## [Excerpted records]
-- -- --

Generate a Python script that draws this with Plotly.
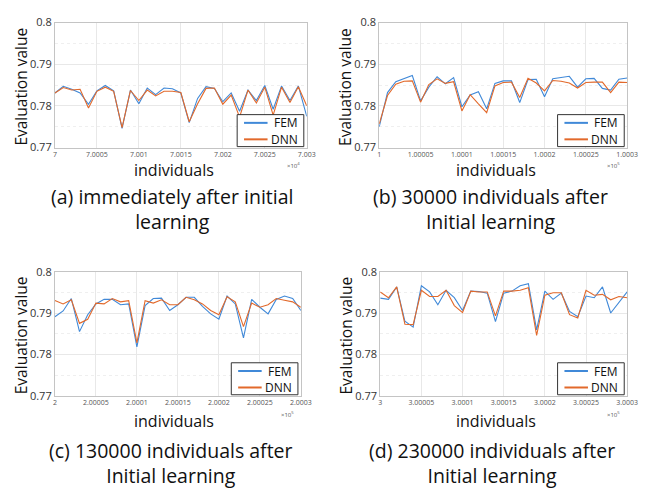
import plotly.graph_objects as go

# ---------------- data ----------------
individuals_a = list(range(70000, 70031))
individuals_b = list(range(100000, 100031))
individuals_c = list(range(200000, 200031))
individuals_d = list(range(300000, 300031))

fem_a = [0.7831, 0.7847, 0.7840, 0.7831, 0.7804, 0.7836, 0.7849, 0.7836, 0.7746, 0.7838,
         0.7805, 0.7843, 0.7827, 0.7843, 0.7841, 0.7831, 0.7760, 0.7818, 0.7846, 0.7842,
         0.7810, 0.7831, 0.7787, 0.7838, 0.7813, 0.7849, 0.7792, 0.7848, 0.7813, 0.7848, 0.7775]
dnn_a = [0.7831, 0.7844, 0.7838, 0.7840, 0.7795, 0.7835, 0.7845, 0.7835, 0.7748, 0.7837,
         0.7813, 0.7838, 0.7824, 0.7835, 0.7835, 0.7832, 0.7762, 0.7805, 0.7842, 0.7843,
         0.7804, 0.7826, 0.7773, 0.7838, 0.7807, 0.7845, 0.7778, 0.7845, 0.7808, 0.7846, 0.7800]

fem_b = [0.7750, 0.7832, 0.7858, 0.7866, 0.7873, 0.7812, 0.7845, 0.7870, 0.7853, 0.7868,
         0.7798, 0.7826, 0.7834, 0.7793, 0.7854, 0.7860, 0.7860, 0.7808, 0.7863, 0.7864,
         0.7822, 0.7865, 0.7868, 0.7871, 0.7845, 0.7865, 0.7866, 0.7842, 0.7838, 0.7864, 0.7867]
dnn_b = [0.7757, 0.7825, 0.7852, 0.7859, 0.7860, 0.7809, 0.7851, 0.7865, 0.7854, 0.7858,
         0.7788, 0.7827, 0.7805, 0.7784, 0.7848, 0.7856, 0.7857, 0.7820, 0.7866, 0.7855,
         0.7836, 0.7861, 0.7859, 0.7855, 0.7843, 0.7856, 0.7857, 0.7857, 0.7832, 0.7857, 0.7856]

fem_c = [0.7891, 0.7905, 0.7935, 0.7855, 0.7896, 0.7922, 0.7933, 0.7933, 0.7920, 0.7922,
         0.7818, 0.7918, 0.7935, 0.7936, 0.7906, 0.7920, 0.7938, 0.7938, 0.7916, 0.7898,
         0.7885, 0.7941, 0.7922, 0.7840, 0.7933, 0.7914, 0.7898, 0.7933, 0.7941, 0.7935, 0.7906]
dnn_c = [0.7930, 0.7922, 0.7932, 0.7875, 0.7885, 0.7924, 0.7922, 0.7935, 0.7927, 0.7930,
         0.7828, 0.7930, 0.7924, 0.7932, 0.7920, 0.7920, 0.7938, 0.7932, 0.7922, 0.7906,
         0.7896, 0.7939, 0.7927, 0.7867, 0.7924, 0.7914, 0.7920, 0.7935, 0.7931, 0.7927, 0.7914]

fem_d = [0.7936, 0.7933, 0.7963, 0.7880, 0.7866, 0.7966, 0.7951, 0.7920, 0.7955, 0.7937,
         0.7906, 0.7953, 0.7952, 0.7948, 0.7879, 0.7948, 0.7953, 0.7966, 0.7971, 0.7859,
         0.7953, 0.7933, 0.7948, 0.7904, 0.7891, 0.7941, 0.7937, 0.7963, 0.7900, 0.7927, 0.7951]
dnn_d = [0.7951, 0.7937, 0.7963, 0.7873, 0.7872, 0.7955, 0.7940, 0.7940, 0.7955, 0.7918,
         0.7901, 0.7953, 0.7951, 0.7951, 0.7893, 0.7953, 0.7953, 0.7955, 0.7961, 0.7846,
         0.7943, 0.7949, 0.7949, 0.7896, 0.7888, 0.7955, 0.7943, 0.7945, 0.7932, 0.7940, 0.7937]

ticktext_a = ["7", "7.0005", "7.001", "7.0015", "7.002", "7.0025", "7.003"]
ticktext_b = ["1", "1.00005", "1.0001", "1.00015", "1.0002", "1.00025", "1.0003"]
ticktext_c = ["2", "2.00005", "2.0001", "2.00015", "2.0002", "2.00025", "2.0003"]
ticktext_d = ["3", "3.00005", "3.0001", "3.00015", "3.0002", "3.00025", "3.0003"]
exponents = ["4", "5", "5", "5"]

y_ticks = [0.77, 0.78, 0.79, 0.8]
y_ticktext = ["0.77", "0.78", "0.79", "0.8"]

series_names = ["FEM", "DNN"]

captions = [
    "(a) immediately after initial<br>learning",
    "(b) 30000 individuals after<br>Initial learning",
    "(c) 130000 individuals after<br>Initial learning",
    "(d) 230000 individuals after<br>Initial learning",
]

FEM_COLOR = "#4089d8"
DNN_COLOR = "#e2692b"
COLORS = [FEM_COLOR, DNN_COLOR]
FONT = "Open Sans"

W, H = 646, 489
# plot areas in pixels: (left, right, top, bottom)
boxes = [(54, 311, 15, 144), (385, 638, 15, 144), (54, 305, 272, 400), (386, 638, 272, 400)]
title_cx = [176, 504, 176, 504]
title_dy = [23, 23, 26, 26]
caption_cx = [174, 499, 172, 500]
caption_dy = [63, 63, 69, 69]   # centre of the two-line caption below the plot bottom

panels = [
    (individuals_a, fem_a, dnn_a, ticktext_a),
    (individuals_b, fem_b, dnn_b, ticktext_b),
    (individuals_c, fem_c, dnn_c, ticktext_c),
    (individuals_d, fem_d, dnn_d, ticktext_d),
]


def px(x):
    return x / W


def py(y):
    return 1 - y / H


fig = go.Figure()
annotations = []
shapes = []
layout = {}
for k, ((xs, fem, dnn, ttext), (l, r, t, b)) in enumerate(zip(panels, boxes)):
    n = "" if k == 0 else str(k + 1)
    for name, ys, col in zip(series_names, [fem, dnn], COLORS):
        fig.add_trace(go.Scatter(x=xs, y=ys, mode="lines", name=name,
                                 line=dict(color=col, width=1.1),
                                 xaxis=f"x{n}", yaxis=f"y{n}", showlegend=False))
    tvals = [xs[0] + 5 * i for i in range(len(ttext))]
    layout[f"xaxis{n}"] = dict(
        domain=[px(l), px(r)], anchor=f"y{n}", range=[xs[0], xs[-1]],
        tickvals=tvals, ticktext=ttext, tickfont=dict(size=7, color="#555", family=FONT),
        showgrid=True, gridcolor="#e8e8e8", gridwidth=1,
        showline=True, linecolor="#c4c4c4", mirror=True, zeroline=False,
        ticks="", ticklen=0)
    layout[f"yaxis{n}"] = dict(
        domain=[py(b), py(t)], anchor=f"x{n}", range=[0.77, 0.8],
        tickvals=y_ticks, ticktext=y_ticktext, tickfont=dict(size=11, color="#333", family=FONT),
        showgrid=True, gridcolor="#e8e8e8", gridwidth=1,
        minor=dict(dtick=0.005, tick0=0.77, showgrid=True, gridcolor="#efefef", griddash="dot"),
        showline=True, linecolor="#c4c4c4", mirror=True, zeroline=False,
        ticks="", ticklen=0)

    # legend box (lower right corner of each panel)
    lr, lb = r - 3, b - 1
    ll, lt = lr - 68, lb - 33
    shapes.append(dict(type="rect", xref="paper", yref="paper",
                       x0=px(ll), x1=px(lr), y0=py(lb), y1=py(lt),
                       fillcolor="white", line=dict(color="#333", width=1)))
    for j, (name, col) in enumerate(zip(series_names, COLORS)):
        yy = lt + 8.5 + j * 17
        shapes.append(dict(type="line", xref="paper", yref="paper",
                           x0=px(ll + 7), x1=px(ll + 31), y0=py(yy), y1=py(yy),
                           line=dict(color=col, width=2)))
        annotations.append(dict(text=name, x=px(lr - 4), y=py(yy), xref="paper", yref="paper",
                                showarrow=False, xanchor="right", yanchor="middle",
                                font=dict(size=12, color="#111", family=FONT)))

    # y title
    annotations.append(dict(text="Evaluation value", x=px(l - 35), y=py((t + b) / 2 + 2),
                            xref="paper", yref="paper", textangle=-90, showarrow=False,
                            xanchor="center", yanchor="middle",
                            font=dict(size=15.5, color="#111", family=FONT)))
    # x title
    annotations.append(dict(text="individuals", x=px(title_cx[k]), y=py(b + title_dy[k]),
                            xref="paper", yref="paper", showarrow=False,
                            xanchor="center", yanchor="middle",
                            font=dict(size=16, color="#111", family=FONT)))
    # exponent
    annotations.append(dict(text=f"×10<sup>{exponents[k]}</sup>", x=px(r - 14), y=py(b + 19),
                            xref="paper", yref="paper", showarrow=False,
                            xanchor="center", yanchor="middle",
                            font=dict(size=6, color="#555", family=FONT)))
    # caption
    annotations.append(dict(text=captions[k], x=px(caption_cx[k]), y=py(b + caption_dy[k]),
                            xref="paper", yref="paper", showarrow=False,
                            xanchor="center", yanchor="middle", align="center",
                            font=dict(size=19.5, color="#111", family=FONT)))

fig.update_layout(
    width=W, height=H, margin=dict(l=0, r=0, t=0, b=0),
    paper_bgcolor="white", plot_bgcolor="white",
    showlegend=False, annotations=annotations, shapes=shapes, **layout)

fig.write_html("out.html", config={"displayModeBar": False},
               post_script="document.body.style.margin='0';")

-- -- --

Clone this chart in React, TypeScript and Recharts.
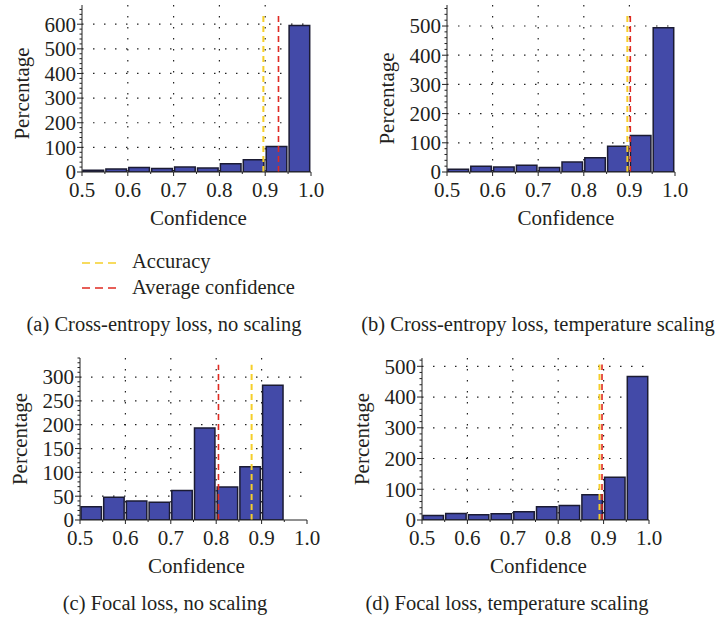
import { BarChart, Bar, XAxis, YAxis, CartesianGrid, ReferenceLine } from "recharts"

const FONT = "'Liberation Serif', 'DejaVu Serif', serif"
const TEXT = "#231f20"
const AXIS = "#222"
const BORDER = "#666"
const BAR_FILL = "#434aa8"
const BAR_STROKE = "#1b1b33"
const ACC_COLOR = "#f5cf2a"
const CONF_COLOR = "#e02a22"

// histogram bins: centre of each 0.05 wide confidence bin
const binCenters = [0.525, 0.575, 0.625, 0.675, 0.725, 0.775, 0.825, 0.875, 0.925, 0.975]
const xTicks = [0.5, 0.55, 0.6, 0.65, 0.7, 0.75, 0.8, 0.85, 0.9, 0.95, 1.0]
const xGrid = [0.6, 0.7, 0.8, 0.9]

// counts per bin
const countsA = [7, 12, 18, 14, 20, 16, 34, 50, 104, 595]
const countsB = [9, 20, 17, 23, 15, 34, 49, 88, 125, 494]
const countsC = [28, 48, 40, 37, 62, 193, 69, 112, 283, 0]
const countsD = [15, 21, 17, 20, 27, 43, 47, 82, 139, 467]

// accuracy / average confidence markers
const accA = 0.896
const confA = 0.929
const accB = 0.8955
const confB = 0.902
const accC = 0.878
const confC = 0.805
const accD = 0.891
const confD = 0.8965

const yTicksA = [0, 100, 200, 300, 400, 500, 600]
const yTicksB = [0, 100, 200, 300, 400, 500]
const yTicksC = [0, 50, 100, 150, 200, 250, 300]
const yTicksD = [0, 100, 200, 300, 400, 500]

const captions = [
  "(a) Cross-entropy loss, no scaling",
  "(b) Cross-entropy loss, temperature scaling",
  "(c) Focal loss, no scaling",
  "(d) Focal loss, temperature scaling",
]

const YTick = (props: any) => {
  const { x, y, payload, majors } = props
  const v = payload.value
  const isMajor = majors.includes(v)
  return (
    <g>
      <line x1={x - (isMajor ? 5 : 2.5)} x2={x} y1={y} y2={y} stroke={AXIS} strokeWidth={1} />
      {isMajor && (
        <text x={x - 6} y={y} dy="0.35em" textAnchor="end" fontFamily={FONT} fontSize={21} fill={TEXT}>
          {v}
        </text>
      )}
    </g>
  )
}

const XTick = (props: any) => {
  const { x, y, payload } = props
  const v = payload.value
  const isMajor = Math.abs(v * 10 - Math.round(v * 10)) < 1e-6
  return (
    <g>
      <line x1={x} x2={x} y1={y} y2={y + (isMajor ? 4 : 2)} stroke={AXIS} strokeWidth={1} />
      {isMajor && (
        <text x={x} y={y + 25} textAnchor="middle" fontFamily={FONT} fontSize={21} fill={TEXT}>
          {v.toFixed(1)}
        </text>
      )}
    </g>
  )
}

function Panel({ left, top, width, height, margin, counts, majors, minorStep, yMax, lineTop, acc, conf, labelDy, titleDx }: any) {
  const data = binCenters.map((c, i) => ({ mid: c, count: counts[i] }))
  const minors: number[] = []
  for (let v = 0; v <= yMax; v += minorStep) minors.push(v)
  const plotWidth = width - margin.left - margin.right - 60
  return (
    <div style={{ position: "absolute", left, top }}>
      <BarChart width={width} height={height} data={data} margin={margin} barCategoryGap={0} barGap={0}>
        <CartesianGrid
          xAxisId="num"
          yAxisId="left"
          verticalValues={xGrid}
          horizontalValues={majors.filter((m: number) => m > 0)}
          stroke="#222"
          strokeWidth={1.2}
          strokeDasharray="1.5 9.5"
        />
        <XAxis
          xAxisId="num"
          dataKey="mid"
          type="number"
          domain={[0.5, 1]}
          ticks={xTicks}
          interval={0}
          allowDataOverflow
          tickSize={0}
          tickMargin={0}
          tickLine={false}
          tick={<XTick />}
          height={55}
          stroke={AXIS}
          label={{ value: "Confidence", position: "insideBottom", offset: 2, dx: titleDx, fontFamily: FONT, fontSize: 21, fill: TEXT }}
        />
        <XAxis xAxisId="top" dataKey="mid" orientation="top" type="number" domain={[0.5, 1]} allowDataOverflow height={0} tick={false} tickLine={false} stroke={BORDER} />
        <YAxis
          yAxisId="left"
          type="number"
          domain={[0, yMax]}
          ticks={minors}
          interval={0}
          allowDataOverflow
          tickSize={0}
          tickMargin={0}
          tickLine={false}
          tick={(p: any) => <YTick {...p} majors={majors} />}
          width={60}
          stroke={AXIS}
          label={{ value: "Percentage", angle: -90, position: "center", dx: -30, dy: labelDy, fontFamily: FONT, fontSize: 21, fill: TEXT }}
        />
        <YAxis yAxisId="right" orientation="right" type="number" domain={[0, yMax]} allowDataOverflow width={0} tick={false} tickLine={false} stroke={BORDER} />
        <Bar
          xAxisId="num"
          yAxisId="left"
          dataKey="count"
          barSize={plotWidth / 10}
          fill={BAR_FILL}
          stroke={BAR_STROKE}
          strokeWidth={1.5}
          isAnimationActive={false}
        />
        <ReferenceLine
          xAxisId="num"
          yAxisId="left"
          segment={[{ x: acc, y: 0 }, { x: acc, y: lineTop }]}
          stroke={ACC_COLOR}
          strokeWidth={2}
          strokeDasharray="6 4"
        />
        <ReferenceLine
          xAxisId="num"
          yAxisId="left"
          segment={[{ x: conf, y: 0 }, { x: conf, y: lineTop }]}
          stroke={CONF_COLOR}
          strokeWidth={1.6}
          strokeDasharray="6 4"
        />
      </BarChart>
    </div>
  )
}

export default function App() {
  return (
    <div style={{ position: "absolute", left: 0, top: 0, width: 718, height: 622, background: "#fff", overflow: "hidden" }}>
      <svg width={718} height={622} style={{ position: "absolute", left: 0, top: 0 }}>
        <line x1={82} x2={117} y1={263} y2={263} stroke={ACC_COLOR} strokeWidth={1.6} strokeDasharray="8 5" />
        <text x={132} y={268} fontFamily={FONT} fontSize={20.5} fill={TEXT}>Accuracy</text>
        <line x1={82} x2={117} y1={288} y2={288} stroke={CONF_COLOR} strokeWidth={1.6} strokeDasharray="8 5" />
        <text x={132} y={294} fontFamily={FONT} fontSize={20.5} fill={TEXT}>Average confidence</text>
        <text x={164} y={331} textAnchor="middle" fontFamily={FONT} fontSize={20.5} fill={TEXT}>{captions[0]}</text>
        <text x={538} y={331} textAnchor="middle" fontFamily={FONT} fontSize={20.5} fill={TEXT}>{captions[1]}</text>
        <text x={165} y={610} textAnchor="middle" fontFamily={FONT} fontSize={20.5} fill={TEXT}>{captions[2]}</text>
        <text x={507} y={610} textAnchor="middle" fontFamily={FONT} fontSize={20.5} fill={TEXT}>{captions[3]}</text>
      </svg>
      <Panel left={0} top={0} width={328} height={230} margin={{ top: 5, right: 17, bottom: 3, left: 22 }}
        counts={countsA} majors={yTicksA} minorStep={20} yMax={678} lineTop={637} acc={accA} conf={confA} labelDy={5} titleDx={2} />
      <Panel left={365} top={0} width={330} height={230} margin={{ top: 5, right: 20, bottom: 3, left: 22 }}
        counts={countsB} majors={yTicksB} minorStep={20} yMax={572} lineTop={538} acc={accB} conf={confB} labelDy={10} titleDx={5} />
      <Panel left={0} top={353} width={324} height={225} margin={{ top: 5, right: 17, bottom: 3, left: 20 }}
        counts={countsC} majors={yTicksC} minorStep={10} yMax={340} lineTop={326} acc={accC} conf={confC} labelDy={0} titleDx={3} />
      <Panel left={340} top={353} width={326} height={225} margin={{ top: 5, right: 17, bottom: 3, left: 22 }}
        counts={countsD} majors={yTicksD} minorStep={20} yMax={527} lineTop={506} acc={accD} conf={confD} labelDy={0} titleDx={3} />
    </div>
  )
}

-- -- --

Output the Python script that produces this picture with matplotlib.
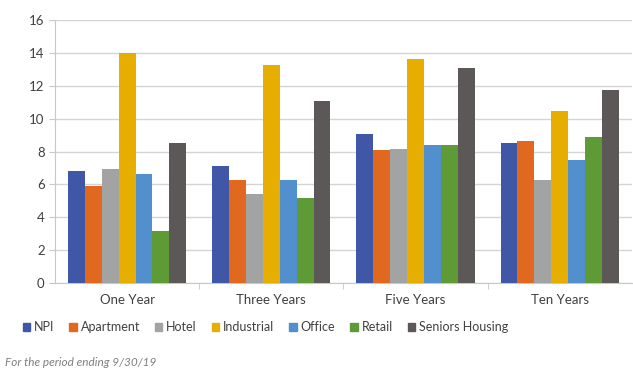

-- -- --

## [Task to complete]
From the listing above, return each line with the word "that".

## [Result]
Generate a Python script that draws this with Plotly.
Output the Python script that produces this picture with matplotlib.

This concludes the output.